A transaxle is a single mechanical device which combines the functions of an automobile's transmission, axle, and differential into one integrated assembly.  It can be produced in both manual and automatic versions.

Engine and drive at the same end
Transaxles are nearly universal in all automobile configurations that have the engine placed at the same end of the car as the driven wheels: the front-engine/front-wheel-drive; rear-engine/rear-wheel-drive; and mid-engine/rear-wheel-drive arrangements.
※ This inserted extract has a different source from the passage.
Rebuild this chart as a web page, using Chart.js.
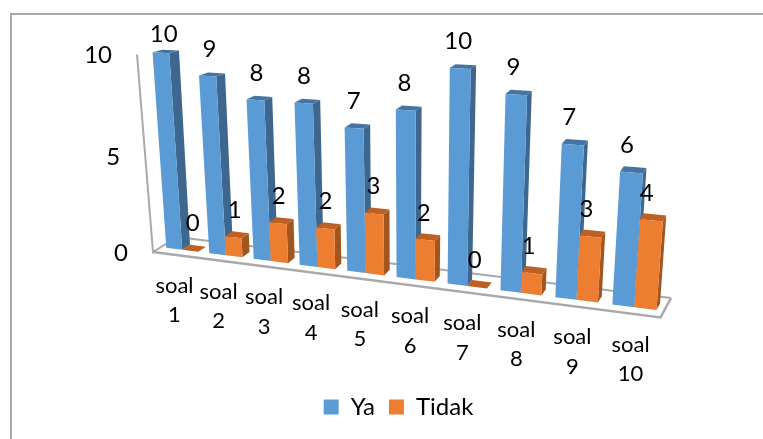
<!DOCTYPE html>
<html>
<head>
<meta charset="utf-8">
<title>Ya / Tidak</title>
<script src="https://cdn.jsdelivr.net/npm/chart.js@4"></script>
<style>
  html, body { margin: 0; padding: 0; background: #fff; }
  canvas { display: block; }
</style>
</head>
<body>
<canvas id="chart" width="763" height="439"></canvas>
<script>
const categories = ['soal 1', 'soal 2', 'soal 3', 'soal 4', 'soal 5', 'soal 6', 'soal 7', 'soal 8', 'soal 9', 'soal 10'];
const ya = [10, 9, 8, 8, 7, 8, 10, 9, 7, 6];
const tidak = [0, 1, 2, 2, 3, 2, 0, 1, 3, 4];

const FONT = 'Lato, "Open Sans", sans-serif';
const AXIS_GREY = '#a9a9a9';

// faces of each series: front comes from the dataset, side and top are shaded
const shades = {
  Ya: { side: '#3d678f', top: '#44749f' },
  Tidak: { side: '#a2551d', top: '#bd6024' }
};

// corners of the bar plane on screen, for depth 0 and depth 1
// order: bottom-left, bottom-right, top-right, top-left
const frontQuad = [[161, 247], [664, 311], [681, 80], [147, 52]];
const backQuad = [[169, 242], [667.5, 304.5], [684, 75.5], [157, 49.5]];

// homography taking the unit square onto a quad
function squareToQuad(q) {
  const [[x0, y0], [x1, y1], [x2, y2], [x3, y3]] = q;
  const dx1 = x1 - x2, dx2 = x3 - x2, sx = x0 - x1 + x2 - x3;
  const dy1 = y1 - y2, dy2 = y3 - y2, sy = y0 - y1 + y2 - y3;
  const den = dx1 * dy2 - dx2 * dy1;
  const g = (sx * dy2 - dx2 * sy) / den;
  const h = (dx1 * sy - sx * dy1) / den;
  const a = x1 - x0 + g * x1, b = x3 - x0 + h * x3;
  const d = y1 - y0 + g * y1, e = y3 - y0 + h * y3;
  return (u, v) => {
    const w = g * u + h * v + 1;
    return [(a * u + b * v + x0) / w, (d * u + e * v + y0) / w];
  };
}
const frontMap = squareToQuad(frontQuad);
const backMap = squareToQuad(backQuad);

// u along the categories, v up the value axis, t into the depth
function project(u, v, t) {
  const f = frontMap(u, v), b = backMap(u, v);
  return [f[0] + (b[0] - f[0]) * t, f[1] + (b[1] - f[1]) * t];
}

function polygon(ctx, pts, fill) {
  ctx.beginPath();
  pts.forEach((p, i) => (i ? ctx.lineTo(p[0], p[1]) : ctx.moveTo(p[0], p[1])));
  ctx.closePath();
  ctx.fillStyle = fill;
  ctx.fill();
}

function polyline(ctx, pts, width) {
  ctx.beginPath();
  pts.forEach((p, i) => (i ? ctx.lineTo(p[0], p[1]) : ctx.moveTo(p[0], p[1])));
  ctx.strokeStyle = AXIS_GREY;
  ctx.lineWidth = width;
  ctx.stroke();
}

const perspectiveBars = {
  id: 'perspectiveBars',

  beforeDraw(chart) {
    // frame along the top and left edges
    const ctx = chart.ctx;
    polyline(ctx, [[11, chart.height], [11, 14], [chart.width, 14]], 2);
  },

  // the bars are repainted here in perspective, so the flat ones are skipped
  beforeDatasetsDraw(chart) {
    const ctx = chart.ctx;
    const area = chart.chartArea;
    const toU = px => (px - area.left) / area.width;
    const toV = py => (area.bottom - py) / area.height;

    // floor and left edge of the box
    polyline(ctx, [project(0, 0, -1), project(1, 0, -1), project(1, 0, 2)], 2.5);
    polyline(ctx, [project(1, 0, 2), project(0, 0, 2)], 2);
    polyline(ctx, [project(0, 0, 2), project(0, 0, -1), project(0, 1, -1)], 2);

    const metas = chart.data.datasets.map((ds, i) => chart.getDatasetMeta(i));
    categories.forEach((cat, c) => {
      metas.forEach((meta, s) => {
        const ds = chart.data.datasets[s];
        const bar = meta.data[c];
        const half = bar.width / 2;
        const u0 = toU(bar.x - half), u1 = toU(bar.x + half);
        const v0 = toV(bar.base), v1 = toV(bar.y);
        const shade = shades[ds.label];

        polygon(ctx, [project(u1, v0, 0), project(u1, v0, 1), project(u1, v1, 1), project(u1, v1, 0)], shade.side);
        polygon(ctx, [project(u0, v1, 0), project(u1, v1, 0), project(u1, v1, 1), project(u0, v1, 1)], shade.top);
        polygon(ctx, [project(u0, v0, 0), project(u1, v0, 0), project(u1, v1, 0), project(u0, v1, 0)], ds.backgroundColor);
      });
    });
    return false;
  },

  // returning false above also skips afterDatasetsDraw, so the text goes here
  afterDraw(chart) {
    const ctx = chart.ctx;
    const area = chart.chartArea;
    const xScale = chart.scales.x;
    const yScale = chart.scales.y;
    const toU = px => (px - area.left) / area.width;
    const toV = py => (area.bottom - py) / area.height;

    ctx.save();
    ctx.fillStyle = '#000';
    ctx.textBaseline = 'middle';

    // value axis
    ctx.font = '24px ' + FONT;
    ctx.textAlign = 'right';
    yScale.ticks.forEach(tick => {
      const p = project(0, toV(yScale.getPixelForValue(tick.value)), -1);
      ctx.fillText(tick.label, p[0] - 25, p[1] + 1);
    });

    // category axis, two lines under the front edge of the floor
    ctx.font = '22px ' + FONT;
    ctx.textAlign = 'center';
    xScale.ticks.forEach((tick, i) => {
      const p = project(toU(xScale.getPixelForTick(i)), 0, -1);
      xScale.getLabelForValue(tick.value).split(' ').forEach((line, l) => {
        ctx.fillText(line, p[0], p[1] + 31 + l * 29.5);
      });
    });

    // values above the bars
    ctx.font = '24px ' + FONT;
    chart.data.datasets.forEach((ds, s) => {
      chart.getDatasetMeta(s).data.forEach((bar, c) => {
        const u = toU(bar.x);
        const p = project(u, toV(bar.y), 0);
        const x = p[0] + 3 - 8 * u;
        const y = Math.max(p[1] - 27, 34);
        ctx.fillText(String(ds.data[c]), x, y);
      });
    });
    ctx.restore();
  }
};

new Chart(document.getElementById('chart'), {
  type: 'bar',
  data: {
    labels: categories,
    datasets: [
      { label: 'Ya', data: ya, backgroundColor: '#5b9bd5' },
      { label: 'Tidak', data: tidak, backgroundColor: '#ed7d31' }
    ]
  },
  options: {
    responsive: false,
    animation: false,
    layout: { padding: { left: 34, right: 0, top: 20, bottom: 10 } },
    datasets: { bar: { categoryPercentage: 0.75, barPercentage: 1 } },
    scales: {
      x: {
        grid: { display: false },
        border: { display: false },
        ticks: { display: false }
      },
      y: {
        min: 0,
        max: 10,
        grid: { display: false },
        border: { display: false },
        ticks: { display: false, stepSize: 5 }
      }
    },
    plugins: {
      tooltip: { enabled: false },
      legend: {
        position: 'bottom',
        labels: {
          boxWidth: 15,
          boxHeight: 15,
          padding: 14,
          color: '#000',
          font: { family: FONT, size: 24 }
        }
      }
    }
  },
  plugins: [perspectiveBars]
});
</script>
</body>
</html>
Many mid- and rear-engined vehicles use a transverse engine and transaxle, similar to a front-wheel-drive unit.  Others use a longitudinal engine and transaxle like Ferrari's 1989 Mondial t which used a "T" arrangement with a longitudinal engine connected to a transverse transaxle.  Front-wheel-drive versions of modern Audis, from the A4 upwards, along with their related marques from the Volkswagen Group (which share the same automobile layout) also use a similar layout, but with the transaxle also mounted longitudinally.
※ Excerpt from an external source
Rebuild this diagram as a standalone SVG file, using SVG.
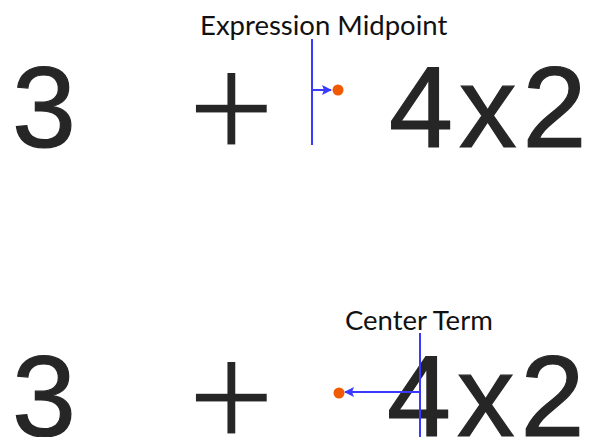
<svg xmlns="http://www.w3.org/2000/svg" width="591" height="437" viewBox="0 0 591 437">
<style>
.big{font-family:"Liberation Sans",Arial,sans-serif;font-size:115px;fill:#262626;stroke:#262626;stroke-width:1.2}
.plus{font-family:"Liberation Sans",Arial,sans-serif;font-size:152px;fill:#262626;stroke:#fff;stroke-width:3}
.lbl{font-family:Lato,"Open Sans",sans-serif;font-size:27.5px;fill:#111}
.ln{stroke:#3a3aff;stroke-width:2;fill:none}
.dot{fill:#f05a00}
</style>
<defs>
<marker id="ah" viewBox="0 0 10 10" refX="9" refY="5" markerWidth="5" markerHeight="5" orient="auto" markerUnits="strokeWidth">
<path d="M0,0 L10,5 L0,10 L2,5 Z" fill="#3a3aff"/>
</marker>
</defs>
<g id="top-row">
<text class="big" x="12" y="147">3</text>
<text class="plus" x="187" y="159">+</text>
<text class="big" x="389" y="147" letter-spacing="6">4x2</text>
</g>
<g id="bottom-row">
<text class="big" x="12" y="436">3</text>
<text class="plus" x="187" y="448">+</text>
<text class="big" x="387" y="436" letter-spacing="6">4x2</text>
</g>
<g id="label-midpoint">
<text class="lbl" x="200" y="35">Expression Midpoint</text>
</g>
<g id="label-center">
<text class="lbl" x="345" y="330">Center Term</text>
</g>
<g id="dot-top"><circle class="dot" cx="338" cy="90" r="5.5"/></g>
<g id="dot-bottom"><circle class="dot" cx="339" cy="393" r="5.5"/></g>
<g id="connectors">
<line class="ln" x1="312" y1="39" x2="312" y2="145"/>
<line class="ln" x1="312" y1="90" x2="331" y2="90" marker-end="url(#ah)"/>
<line class="ln" x1="420" y1="333" x2="420" y2="437"/>
<line class="ln" x1="420" y1="392" x2="345" y2="392" marker-end="url(#ah)"/>
</g>
</svg>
The front-wheel-drive Renault 16 had a longitudinal engine and transaxle, with the engine behind the transaxle.  The transaxle case was designed to allow the final-drive ring gear to be on either side of the pinion; this allowed the engine-transaxle assembly to be used in the rear-wheel-drive Lotus Europa, which had the engine in front of the transaxle (i.e., mid-engined).

Front-engine, rear-wheel-drive transaxles
Front-engine, rear-wheel-drive vehicles tend to have the transmission up front just after the engine, but sometimes a front-engine drives a rear-mounted transaxle.  This is generally done for reasons of weight distribution and is therefore common on sports cars.  Another advantage is that since the driveshaft spins at engine speed, it only has to endure the torque of the engine instead of the torque multiplied by the 1st gear ratio. This design was pioneered in the 1934 Škoda Popular, and then in the 1950 Lancia Aurelia, designed by Vittorio Jano.

Since this placement of the gearbox is unsuitable for a live axle (due to excessive unsprung mass), the rear suspension is either independent, or uses a de Dion tube (notably in Alfa Romeos).  Rare exceptions to this rule were the Bugatti T46 and T50 which had a three speed gearbox on a live axle.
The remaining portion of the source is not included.